In one of my favorite science fiction movies, Her (2013), the protagonist Theodore Twombly (Joaquin Phoenix) lives in the near future and has an unusual profession. He writes sentimental letters on behalf of people who struggle to express their feelings in writing.
When I watched the movie, and I won’t spoil the plot for those who haven’t seen it, it comforted me to think that in a future of technological advancements, emotions would prevail. As mentioned in a recent article about artificial intelligence (AI), there is no machine that can replace human creativity and emotion when it comes to storytelling. Hopefully, technologies like AI will only serve as support for people involved in the creation of stories, such as novelists, screenwriters, or corporate communicators.
However, we cannot assume that a technological future will be entirely rosy for narrative authors either. In the digital era, storytellers will face challenges arising from the changing landscape of media consumption and technological advancements.

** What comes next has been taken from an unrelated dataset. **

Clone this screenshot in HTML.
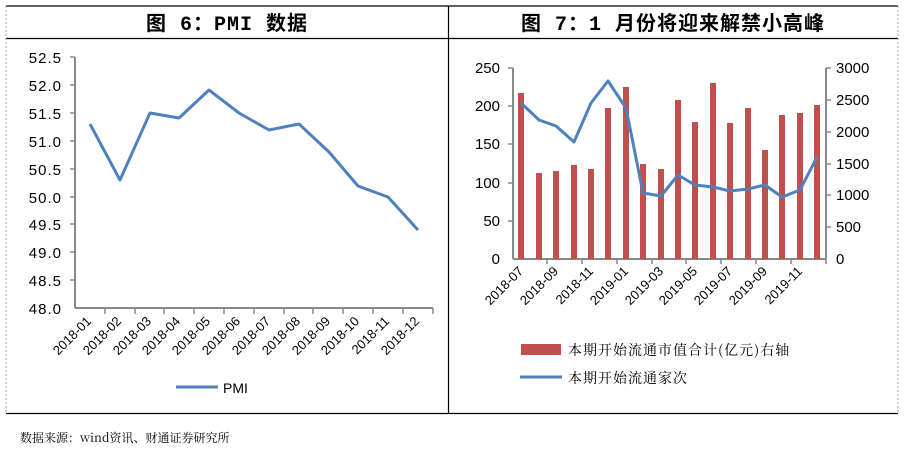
<!DOCTYPE html>
<html><head><meta charset="utf-8"><style>
body{margin:0;background:#fff;}
svg text{font-family:"Liberation Sans","Noto Sans CJK SC",sans-serif;}
.cj{font-family:"Noto Serif CJK SC","Noto Sans CJK SC",serif;}
.tt{font-family:"Liberation Mono","Noto Sans CJK SC",sans-serif;}
</style></head><body>
<svg width="904" height="452" viewBox="0 0 904 452" xmlns="http://www.w3.org/2000/svg">
<rect width="904" height="452" fill="#fff"/>
<line x1="6" y1="6" x2="898" y2="6" stroke="#000" stroke-width="1.2"/>
<line x1="6" y1="38.5" x2="898" y2="38.5" stroke="#000" stroke-width="1.2"/>
<line x1="6" y1="413.5" x2="898" y2="413.5" stroke="#000" stroke-width="1.2"/>
<line x1="448.5" y1="6" x2="448.5" y2="413" stroke="#000" stroke-width="1.2"/>
<line x1="6" y1="6" x2="6" y2="413" stroke="#aaa" stroke-dasharray="2,2"/>
<line x1="898" y1="6" x2="898" y2="413" stroke="#aaa" stroke-dasharray="2,2"/>
<text x="227" y="30" font-size="20" text-anchor="middle" class="tt" font-weight="bold" letter-spacing="1">图 6：PMI 数据</text>
<text x="673" y="30" font-size="20" text-anchor="middle" class="tt" font-weight="bold" letter-spacing="1">图 7：1 月份将迎来解禁小高峰</text>

<g stroke="#888" stroke-width="2" fill="none">
<line x1="75" y1="57" x2="75" y2="308"/>
<line x1="75" y1="308" x2="433" y2="308"/>
</g>
<g stroke="#888" stroke-width="1.5">
<line x1="70" y1="57" x2="75" y2="57"/><line x1="70" y1="85" x2="75" y2="85"/><line x1="70" y1="113" x2="75" y2="113"/><line x1="70" y1="141" x2="75" y2="141"/><line x1="70" y1="169" x2="75" y2="169"/><line x1="70" y1="197" x2="75" y2="197"/><line x1="70" y1="224" x2="75" y2="224"/><line x1="70" y1="252" x2="75" y2="252"/><line x1="70" y1="280" x2="75" y2="280"/>
<line x1="105" y1="308" x2="105" y2="314"/><line x1="135" y1="308" x2="135" y2="314"/><line x1="164" y1="308" x2="164" y2="314"/><line x1="194" y1="308" x2="194" y2="314"/><line x1="224" y1="308" x2="224" y2="314"/><line x1="254" y1="308" x2="254" y2="314"/><line x1="284" y1="308" x2="284" y2="314"/><line x1="313" y1="308" x2="313" y2="314"/><line x1="343" y1="308" x2="343" y2="314"/><line x1="373" y1="308" x2="373" y2="314"/><line x1="403" y1="308" x2="403" y2="314"/><line x1="433" y1="308" x2="433" y2="314"/>
</g>
<g font-size="15" text-anchor="end" letter-spacing="1">
<text x="62" y="63">52.5</text><text x="62" y="91">52.0</text><text x="62" y="119">51.5</text><text x="62" y="147">51.0</text><text x="62" y="175">50.5</text><text x="62" y="203">50.0</text><text x="62" y="230">49.5</text><text x="62" y="258">49.0</text><text x="62" y="286">48.5</text><text x="62" y="314">48.0</text>
</g>
<g font-size="13" text-anchor="end">
<text transform="translate(92,322) rotate(-45)">2018-01</text>
<text transform="translate(122,322) rotate(-45)">2018-02</text>
<text transform="translate(152,322) rotate(-45)">2018-03</text>
<text transform="translate(181,322) rotate(-45)">2018-04</text>
<text transform="translate(211,322) rotate(-45)">2018-05</text>
<text transform="translate(241,322) rotate(-45)">2018-06</text>
<text transform="translate(271,322) rotate(-45)">2018-07</text>
<text transform="translate(301,322) rotate(-45)">2018-08</text>
<text transform="translate(331,322) rotate(-45)">2018-09</text>
<text transform="translate(360,322) rotate(-45)">2018-10</text>
<text transform="translate(390,322) rotate(-45)">2018-11</text>
<text transform="translate(420,322) rotate(-45)">2018-12</text>
</g>
<polyline fill="none" stroke="#4f81bd" stroke-width="3" stroke-linejoin="round" points="90,124 120,180 150,113 179,118 209,90 239,113 269,130 299,124 329,152 358,186 388,197 418,230"/>
<line x1="176" y1="387" x2="218" y2="387" stroke="#4f81bd" stroke-width="3"/>
<text x="223" y="393" font-size="14">PMI</text>

<g stroke="#888" stroke-width="2" fill="none">
<line x1="513" y1="68" x2="513" y2="259"/>
<line x1="826" y1="68" x2="826" y2="259"/>
<line x1="513" y1="259" x2="826" y2="259"/>
</g>
<g stroke="#888" stroke-width="1.5">
<line x1="508" y1="68" x2="513" y2="68"/><line x1="508" y1="106" x2="513" y2="106"/><line x1="508" y1="144" x2="513" y2="144"/><line x1="508" y1="183" x2="513" y2="183"/><line x1="508" y1="221" x2="513" y2="221"/>
<line x1="826" y1="68" x2="831" y2="68"/><line x1="826" y1="100" x2="831" y2="100"/><line x1="826" y1="132" x2="831" y2="132"/><line x1="826" y1="164" x2="831" y2="164"/><line x1="826" y1="195" x2="831" y2="195"/><line x1="826" y1="227" x2="831" y2="227"/>
<line x1="547" y1="259" x2="547" y2="264"/><line x1="582" y1="259" x2="582" y2="264"/><line x1="617" y1="259" x2="617" y2="264"/><line x1="652" y1="259" x2="652" y2="264"/><line x1="686" y1="259" x2="686" y2="264"/><line x1="721" y1="259" x2="721" y2="264"/><line x1="756" y1="259" x2="756" y2="264"/><line x1="791" y1="259" x2="791" y2="264"/><line x1="826" y1="259" x2="826" y2="264"/>
</g>
<g font-size="15" text-anchor="end">
<text x="500" y="73">250</text><text x="500" y="111">200</text><text x="500" y="149">150</text><text x="500" y="188">100</text><text x="500" y="226">50</text><text x="500" y="264">0</text>
</g>
<g font-size="15" text-anchor="start">
<text x="836" y="73">3000</text><text x="836" y="105">2500</text><text x="836" y="137">2000</text><text x="836" y="169">1500</text><text x="836" y="200">1000</text><text x="836" y="232">500</text><text x="836" y="264">0</text>
</g>
<g fill="#c0504d">
<rect x="518" y="93" width="6" height="166"/>
<rect x="536" y="173" width="6" height="86"/>
<rect x="553" y="171" width="6" height="88"/>
<rect x="571" y="165" width="6" height="94"/>
<rect x="588" y="169" width="6" height="90"/>
<rect x="605" y="108" width="6" height="151"/>
<rect x="623" y="87" width="6" height="172"/>
<rect x="640" y="164" width="6" height="95"/>
<rect x="658" y="169" width="6" height="90"/>
<rect x="675" y="100" width="6" height="159"/>
<rect x="692" y="122" width="6" height="137"/>
<rect x="710" y="83" width="6" height="176"/>
<rect x="727" y="123" width="6" height="136"/>
<rect x="745" y="108" width="6" height="151"/>
<rect x="762" y="150" width="6" height="109"/>
<rect x="779" y="115" width="6" height="144"/>
<rect x="797" y="113" width="6" height="146"/>
<rect x="814" y="105" width="6" height="154"/>
</g>
<polyline fill="none" stroke="#4f81bd" stroke-width="3" stroke-linejoin="round" points="521,103 539,120 556,126 574,142 591,103 608,81 626,108 643,193 661,196 678,175 695,185 713,187 730,191 748,189 765,185 782,197 800,190 817,157"/>
<g font-size="13" text-anchor="end">
<text transform="translate(524,272) rotate(-45)">2018-07</text>
<text transform="translate(559,272) rotate(-45)">2018-09</text>
<text transform="translate(594,272) rotate(-45)">2018-11</text>
<text transform="translate(629,272) rotate(-45)">2019-01</text>
<text transform="translate(664,272) rotate(-45)">2019-03</text>
<text transform="translate(698,272) rotate(-45)">2019-05</text>
<text transform="translate(733,272) rotate(-45)">2019-07</text>
<text transform="translate(768,272) rotate(-45)">2019-09</text>
<text transform="translate(803,272) rotate(-45)">2019-11</text>
</g>
<rect x="521" y="344" width="40" height="11" fill="#c0504d"/>
<text x="568" y="355" font-size="14" class="cj" letter-spacing="1">本期开始流通市值合计(亿元)右轴</text>
<line x1="520" y1="377" x2="562" y2="377" stroke="#4f81bd" stroke-width="3"/>
<text x="568" y="383" font-size="14" class="cj" letter-spacing="1">本期开始流通家次</text>

<text x="20" y="442" font-size="12" class="cj">数据来源：wind资讯、财通证券研究所</text>
</svg>
</body></html>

How to Approach Storytelling in the Fourth Industrial Revolution
Below, we will explore six storytelling challenges in a digital world that may intensify as the digitalization of our economies progresses. To counter each challenge, we offer recommendations that narrative authors can implement.
1. Shorter attention spans. With the abundance of content available on different platforms, capturing and maintaining the audience’s attention has become increasingly difficult. We no longer read; now we scan. When watching a movie or reading a book, it’s likely that we are simultaneously engaging in other tasks such as checking our mobile devices or browsing the internet. Many companies have shifted their focus from measuring the number of visitors to their web pages to measuring the number of minutes visitors spend consuming their content. So, how can we capture the audience’s attention amidst all this noise? The importance of telling fascinating narratives using effective delivery techniques is now more critical than ever.
2. Content saturation. The proliferation of content on various platforms, such as social media, streaming services, and websites, has created intense competition for audience attention. Storytellers must find unique and innovative ways to stand out in a sea of content. In this context, it is recommended to focus on high-quality, unique, and original stories that avoid falling into stereotypes and clichés. Storytellers should ask themselves: Can I surprise my audience with unexpected plot twists, memorable characters, or a hypnotic narrative?
3. Distribution. While digital platforms have expanded the reach of narrative creators, they have also made it difficult for new and emerging voices to be discovered. Algorithms can influence which content is promoted and seen, making it crucial for storytellers to navigate distribution channels effectively. To gain visibility, storytellers should use digital marketing strategies to spread stories on social media, collaborate with other content creators, participate in relevant events, and consider investing in advertising.
4. Monetization. Finding sustainable sources of income in the digital era can be challenging for storytellers (jobs like Theodore Twombly’s are unlikely in the real world). Traditional monetization models, such as selling theater tickets or books, may not be as reliable, and narrative creators often need to explore alternative avenues such as crowdfunding, merchandising, or brand partnerships.
5. Adaptability to new technologies. As we explored in a previous article, storytellers must adapt to evolving technologies such as virtual reality (VR), augmented reality (AR), artificial intelligence (AI), and interactive storytelling. Incorporating these new tools and techniques into storytelling requires both creativity and technical skills. For instance, storytellers will have to learn how to please audiences with higher interactivity and alternative endings.
6. Copyright and intellectual property. In the digital era, protecting intellectual property is a growing challenge. Authors must deal with copyright issues, concerns about plagiarism, and unauthorized distribution to safeguard their work and ensure they receive proper credit and compensation. It is essential to be familiar with these issues and seek the necessary legal advice to protect the authorship of content.
Learning and Continuous Improvement
These recommendations are always valid, but they are even more relevant in the new environment we live in. To address storytelling challenges in a digital world, authors must remain alert and engage in a cycle of constant learning. It is imperative to study the work of other successful storytellers, take courses or workshops on emerging technological topics, and seek constructive feedback. We must overcome the fear of failure and dare to try new formulas and push our creativity to the limit. The constant pursuit of excellence will help storytellers stand out in the technological world without fearing machines.